La vuelta al primer plano político de Iglesias ha catapultado de nuevo al primer plano a su partido. El tipo es muy bueno. Y es obvio que los socialistas saben que la escenificación mediática del acuerdo supone combustible electoral para que Podemos empiece a recuperar un electorado que hasta cierto punto estaba empezando a perder. Lo que complica el escenario es que esa concesión -porque a la fuerza ahorcan- sea un trabajo inútil. Porque para aprobar las cuentas del Estado hacen falta más votos. Los del PNV son relativamente fáciles de conseguir. Con los nacionalistas vascos -como ocurre con los canarios- los acuerdos se basan en cerrar nuevas inversiones o ceder nuevas competencias en materia económica. O sea, dar pasta a la comunidad más rica y más próspera de España. Pero con los soberanistas catalanes el asunto de conseguir su apoyo se vuelve turbulento.

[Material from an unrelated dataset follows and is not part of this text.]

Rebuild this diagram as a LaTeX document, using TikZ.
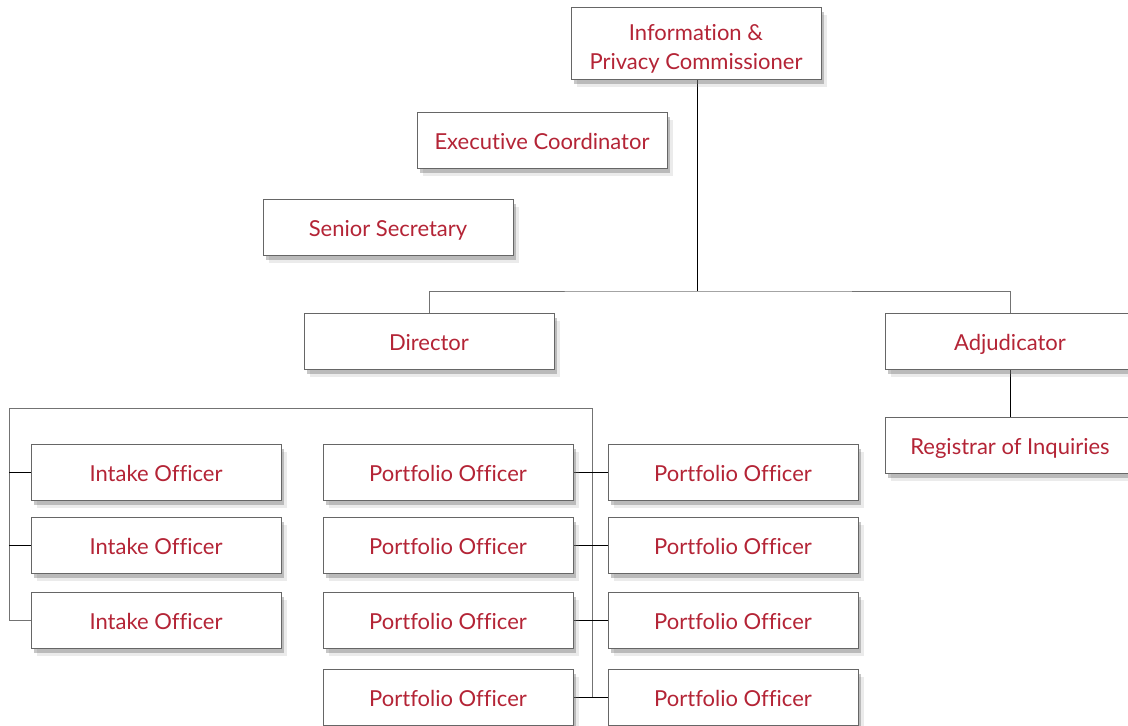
\documentclass[tikz,border=0pt]{standalone}
\usepackage{fontspec}
\setmainfont[Ligatures=NoCommon]{Lato}
\usetikzlibrary{shadows,backgrounds}
\definecolor{ipcred}{RGB}{180,36,54}

\begin{document}
\begin{tikzpicture}[x=1pt, y=-1pt,
  box/.style={draw=black!60, fill=white, minimum width=250pt, minimum height=56pt,
    inner sep=0pt, align=center, text=ipcred, font=\fontsize{22}{29}\selectfont,
    text height=21pt, text depth=2pt,
    drop shadow={shadow xshift=6pt, shadow yshift=-8pt, fill=black!40, opacity=0.2},
    drop shadow={shadow xshift=3pt, shadow yshift=-5pt, fill=black!55, opacity=0.4}},
  link/.style={draw=black!55, line width=0.8pt},
  tick/.style={draw=black, line width=0.8pt}]
\useasboundingbox (0,0) rectangle (1128,726);

% top of the office
\node[box, minimum height=72pt, text height=53pt, text depth=1pt] (ipc) at (696,43) {Information \&\\Privacy Commissioner};
\node[box] (exec) at (542,140) {Executive Coordinator};
\node[box] (secr) at (388,227) {Senior Secretary};
\node[box] (dir) at (429,341) {Director};
\node[box] (adj) at (1010,341) {Adjudicator};
\node[box] (reg) at (1010,445) {Registrar of Inquiries};

% staff under the director
\node[box] (in1) at (156,472) {Intake Officer};
\node[box] (in2) at (156,545) {Intake Officer};
\node[box] (in3) at (156,620) {Intake Officer};
\node[box] (pl1) at (448,472) {Portfolio Officer};
\node[box] (pl2) at (448,545) {Portfolio Officer};
\node[box] (pl3) at (448,620) {Portfolio Officer};
\node[box] (pl4) at (448,697) {Portfolio Officer};
\node[box] (pr1) at (733,472) {Portfolio Officer};
\node[box] (pr2) at (733,545) {Portfolio Officer};
\node[box] (pr3) at (733,620) {Portfolio Officer};
\node[box] (pr4) at (733,697) {Portfolio Officer};

\coordinate (split) at (697,291);
\coordinate (bl) at (9,408);
\coordinate (br) at (592,408);

\begin{scope}[on background layer]
\draw[tick] (ipc.south -| split) -- (split);
\draw[link] (dir.north) |- (split) -| (adj.north);
\draw[tick] (adj) -- (reg);
\draw[link] (in3.west) -| (bl) -- (br) -- (br |- pl4.east);
\draw[tick] (in1.west) -- (in1.west -| bl);
\draw[tick] (in2.west) -- (in2.west -| bl);
\draw[tick] (pl1.east) -- (pr1.west);
\draw[tick] (pl2.east) -- (pr2.west);
\draw[tick] (pl3.east) -- (pr3.west);
\draw[tick] (pl4.east) -- (pr4.west);
\end{scope}
\end{tikzpicture}
\end{document}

Los líderes catalanes no están por la pela. A pesar de que Cataluña debe unos 80.000 millones de euros y que vive con la respiración asistida de los créditos de la Hacienda estatal, lo que ocupa y preocupa a los soberanistas es la lucha por la nueva república catalana. Los líderes del PDeCAT y de ERC no están al frente del proceso ni lo conducen. Como ya he dicho, están a lomos de un tigre al que agarran por las orejas sin poderlo soltar. Quien está de verdad liderando el empuje de la lucha activa por el parto de un nuevo estado soberano en Cataluña son las organizaciones cívicas -la Crida, Omnium, ANC o los casi trescientos comités de defensa de la república- que agrupan activistas y que funcionan como un amplio movimiento asambleario que hace ya tiempo que escapó del control de los partidos políticos. Esa amalgama, donde se unen viejos independentistas con nuevos antisistema, es un efervescente caldo de cultivo en el que se apoya gran parte de la fuerza del para unos fugado y para otros exilado Carles Puigdemont.

El grave error de Pedro Sánchez es pensar que quienes tiene al otro lado de la mesa, desde Quim Torra al resto de los representantes políticos catalanes, tienen realmente alguna capacidad negociadora. Porque no es así. Está claro para cualquiera -menos para Pedro Sánchez y su esperanza- que solo existe un propósito, un objetivo y un mandato innegociable: la república soberana y la ruptura con el Estado español.

¿Y dónde nos pone eso? Pues en que parece remotamente probable que Sánchez pueda pagar ninguna de las facturas que los partidos catalanes, con representación en el Congreso, van a ponerle sobre la mesa para condicionar su apoyo a unos nuevos presupuestos. Y eso solo deja dos caminos: prorrogar los presupuestos actuales o convocar elecciones. El presidente ha dicho que no hará ninguna de las dos cosas. Pero en política se dice digo y luego Diego.

El presidente del Gobierno ha intentado de todas las maneras posibles reiniciar las relaciones con el bloque soberanista y con la Generalitat. Ha hecho todo lo que ha estado en su mano, viajando hasta el límite. Ordenó el acercamiento de los políticos catalanes encarcelados. Ha aceptado sin crispaciones las bravuconadas más impropias de algunos dirigentes autonómicos. Y ha terminado, incluso, proponiendo una estrambótica "tercera vía" consistente en permitir un referéndum en el que los catalanes pudieran votar un nuevo Estatuto de Autonomía donde se contemplaran concesiones que en su día fueron rechazadas por el Tribunal Constitucional. Nada de todo esto ha saciado el hambre insaciable del soberanismo.

Lo que se cuece al fuego cívico en Cataluña es un proceso revolucionario que ha escindido en dos a la propia sociedad catalana. Que no se haya producido ninguna desgracia -salvo alguna violencia aislada- solo se explica por la cultura y la sensatez de todos los ciudadanos, de un lado y del otro. Sofocar ese incendio solo es posible desde la fuerza del Estado, ejercida con prudencia pero con firmeza.

Pensar en negociar unos presupuestos generales con Barcelona puesta de patas arriba y el independentismo cada vez más crecido y radical es soñar con pajaritos preñados. Por si no lo hemos entendido, este próximo octubre tendremos un nuevo aviso. Y ojalá me equivoque, pero va a ser muy claro.